From the Brendan Murtagh case, the ARF is a personal asset and must be made available to creditors. 

So if someone is retiring, they should take an annuity instead of an ARF, so that creditors shouldn't seize it. However, they may have to contribute the income from the annuity to towards their creditors.

But if someone has a choice, should they stay in the pension fund as long as possible to avoid the fund getting caught by the creditors?


----------



## Conan (21 Jul 2011)

Brendan,
An interesting question. I am not sure that there is a simple answer.
1. If the the fund is a Personal Pension (self employed) it cannot be accessed until age 60 at the earliest. If one was declared bankrupt, it is possible that a Court could force the individual to access the funds from age 60, but I have never heard of such a case.
2. If the fund is an occupational pension then technically it is "owned" by the Trustees until the member retires (could be from age 50).

My understanding in the Murtagh case is that the basis for the decision has not been published. Did Mr. Murtagh agree to the Court order?

So the issue could have two legs:
- could a Court force an individual to retire and access the funds?
- when the individual does decide to access the funds, could the Court determine how the funds are used (whether an ARF or Annuity)?

Clearly ( as appears to be the case with the Murtagh ARF) if the individual is getting a lump sum (25% of the Fund perhaps) and has a residual lump sum that could be invested into an ARF, the Court might seek to access these funds. But would an amount of €119,800 still have to be invested into an AMRF? 
However could the individual instead buy an annuity ( a guaranteed income for life)?

From a creditors viewpoint, the lump sum would be attractive, whereas trying to access a monthly pension would not seem as attractive. From that perspective, if the individual was in control of the pension funds, then the annuity will suit them better.

Until the Murtagh judgement is published ( and perhaps some more cases come to Court) it is unclear how such cases might pan out. I am not aware of any other such case, but perhaps other posters may have more to add.


----------



## boaber (8 Oct 2012)

Last week the Commercial Court ruled that assets within occupational pension schemes are safe from creditors.  Details available here

I'm not aware of any cases involving Personal Pensions or PRSAs, but in theory they may be treated different as they are not held under Trust


----------



## Marc (8 Oct 2012)

It is my understanding that a PRSA has statutory protection from creditors.

So, the only potential grey area could be a Personal Pension or Retirement Annuity Contract.
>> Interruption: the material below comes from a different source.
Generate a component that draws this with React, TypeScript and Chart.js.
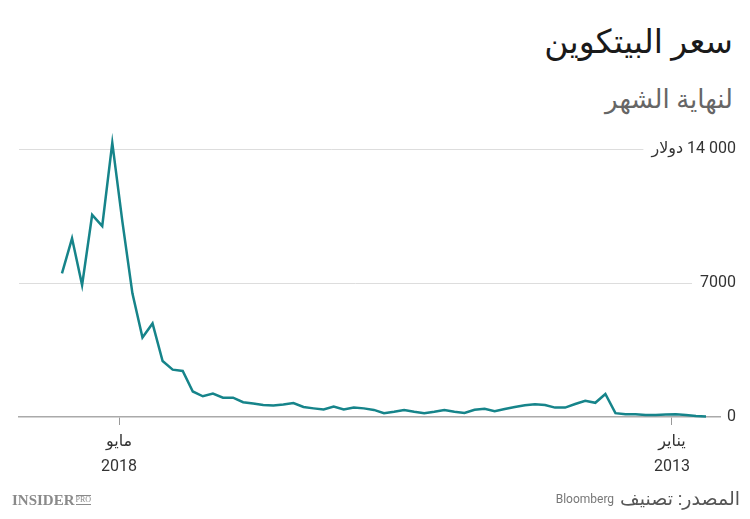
import React, { useEffect, useRef } from "react";
import { Chart, registerables } from "chart.js";

Chart.register(...registerables);

// Monthly month-end price, Jan 2013 -> May 2018 (USD)
const months: string[] = [
  "2013-01","2013-02","2013-03","2013-04","2013-05","2013-06","2013-07","2013-08","2013-09","2013-10","2013-11","2013-12",
  "2014-01","2014-02","2014-03","2014-04","2014-05","2014-06","2014-07","2014-08","2014-09","2014-10","2014-11","2014-12",
  "2015-01","2015-02","2015-03","2015-04","2015-05","2015-06","2015-07","2015-08","2015-09","2015-10","2015-11","2015-12",
  "2016-01","2016-02","2016-03","2016-04","2016-05","2016-06","2016-07","2016-08","2016-09","2016-10","2016-11","2016-12",
  "2017-01","2017-02","2017-03","2017-04","2017-05","2017-06","2017-07","2017-08","2017-09","2017-10","2017-11","2017-12",
  "2018-01","2018-02","2018-03","2018-04","2018-05",
];

const prices: number[] = [
  30, 50, 100, 140, 130, 110, 110, 140, 140, 200, 1200, 740,
  850, 680, 490, 490, 630, 660, 610, 520, 420, 300, 430, 380,
  210, 270, 360, 270, 200, 270, 360, 270, 200, 370, 450, 490,
  390, 540, 390, 450, 520, 730, 650, 595, 630, 700, 770, 1010,
  1010, 1220, 1080, 1330, 2400, 2470, 2920, 4880, 4150, 6450, 10200, 14300,
  9960, 10540, 6880, 9320, 7490,
];

// x-axis ticks (positions in month-index units) and their labels
const xTickPositions: number[] = [58.33, 3.38];
const xTickLabels: string[][] = [["مايو", "2018"], ["يناير", "2013"]];

// y-axis ticks; the unit word is written to the left of the top tick's number
const yTickValues: number[] = [0, 7000, 14000];
const yTickLabels: string[] = ["0", "7000", "14 000"];
const yTopUnit = "دولار";

const FONT = 'Roboto, "DejaVu Sans", sans-serif';

const rtlGridPlugin = {
  id: "rtlGrid",
  beforeDatasetsDraw(chart: any) {
    const { ctx, chartArea, scales } = chart;
    const y = scales.y;
    const textRight = chart.width - 14;
    ctx.save();
    ctx.font = `16px ${FONT}`;
    ctx.textBaseline = "middle";
    ctx.textAlign = "right";
    ctx.direction = "ltr";
    const last = yTickValues.length - 1;
    yTickValues.forEach((v, i) => {
      const py = y.getPixelForValue(v);
      const label = yTickLabels[i];
      const w = ctx.measureText(label).width;
      let textLeft = textRight - w;
      ctx.fillStyle = "#333333";
      ctx.fillText(label, textRight, py);
      if (i === last) {
        const gap = ctx.measureText(" ").width;
        const uw = ctx.measureText(yTopUnit).width;
        ctx.fillText(yTopUnit, textLeft - gap, py);
        textLeft = textLeft - gap - uw;
      }
      if (v !== 0) {
        ctx.beginPath();
        ctx.strokeStyle = "#dddddd";
        ctx.lineWidth = 1;
        ctx.moveTo(chartArea.left, Math.round(py) + 0.5);
        ctx.lineTo(textLeft - 8, Math.round(py) + 0.5);
        ctx.stroke();
      }
    });
    ctx.restore();
  },
};

function PriceChart() {
  const ref = useRef<HTMLCanvasElement | null>(null);
  useEffect(() => {
    if (!ref.current) return;
    const chart = new Chart(ref.current, {
      type: "line",
      data: {
        labels: months,
        datasets: [
          {
            data: prices.map((v, i) => ({ x: i, y: v })),
            borderColor: "#16848a",
            borderWidth: 2.5,
            pointRadius: 0,
            tension: 0,
            fill: false,
            clip: false as any,
          },
        ],
      },
      options: {
        responsive: false,
        animation: false,
        layout: { padding: { left: 19, right: 30, top: 139, bottom: 42 } },
        plugins: { legend: { display: false }, tooltip: { enabled: false } },
        scales: {
          x: {
            type: "linear",
            reverse: true,
            min: -1.39,
            max: 68.27,
            afterBuildTicks: (scale: any) => {
              scale.ticks = xTickPositions.map((v) => ({ value: v }));
            },
            afterFit: (scale: any) => {
              scale.height = 60;
            },
            grid: {
              display: true,
              drawOnChartArea: false,
              drawTicks: true,
              tickLength: 8,
              color: "#999999",
              lineWidth: 1,
            },
            border: { display: true, color: "#aaaaaa", width: 1.5 },
            ticks: {
              autoSkip: false,
              maxRotation: 0,
              padding: 4,
              color: "#333333",
              font: { family: FONT, size: 16, lineHeight: 1.6 },
              callback: (_v: any, index: number) => xTickLabels[index],
            },
          },
          y: {
            display: false,
            min: 0,
            max: 14500,
          },
        },
      },
      plugins: [rtlGridPlugin],
    });
    return () => chart.destroy();
  }, []);
  return <canvas ref={ref} width={750} height={519} style={{ position: "absolute", left: 0, top: 0 }} />;
}

export default function App() {
  return (
    <div
      style={{
        position: "absolute",
        left: 0,
        top: 0,
        width: 750,
        height: 519,
        background: "#ffffff",
        overflow: "hidden",
        fontFamily: FONT,
      }}
    >
      <div
        dir="rtl"
        style={{ position: "absolute", right: 17, top: 22, fontSize: 33, lineHeight: "40px", color: "#1a1a1a" }}
      >
        سعر البيتكوين
      </div>
      <div
        dir="rtl"
        style={{ position: "absolute", right: 17, top: 82, fontSize: 26, lineHeight: "34px", color: "#666666" }}
      >
        لنهاية الشهر
      </div>
      <PriceChart />
      <div
        style={{
          position: "absolute",
          left: 12,
          top: 491,
          display: "flex",
          alignItems: "center",
          color: "#8a8a8a",
          fontFamily: '"Liberation Serif", "Times New Roman", serif',
        }}
      >
        <span style={{ fontSize: 15, fontWeight: 700, lineHeight: "18px" }}>INSIDER</span>
        <span
          style={{
            fontSize: 8,
            lineHeight: "8px",
            marginLeft: 1,
            borderTop: "1px solid #8a8a8a",
            borderBottom: "1px solid #8a8a8a",
            alignSelf: "center",
          }}
        >
          PRO
        </span>
      </div>
      <div
        dir="rtl"
        style={{
          position: "absolute",
          right: 10,
          top: 486,
          whiteSpace: "nowrap",
          color: "#555555",
          display: "flex",
          alignItems: "center",
        }}
      >
        <span style={{ fontSize: 19, lineHeight: "26px" }}>المصدر: تصنيف</span>
        <span style={{ fontSize: 12, lineHeight: "26px", color: "#777777", marginRight: 6 }}>Bloomberg</span>
      </div>
    </div>
  );
}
I make the distinction since an old style RAC may have been written under a different form of master trust to a newer unitised contract.

As in most matters, everything will turn on the wording of the product.

My inclination is to say that if a Personal pension is written under trust law then this could afford more protection as the form would be substantially similar to the case this week. This might not be the case for all products but I am not an expert in this. No doubt the insurance companies will have their deeds reviewed in the light of  the recent case and will issue guidance in due course.

My guess is that investors in old style personal pensions would probably be better advised to review the charges on their contract and to establish the cost/benefits of moving to a newer low cost product.


----------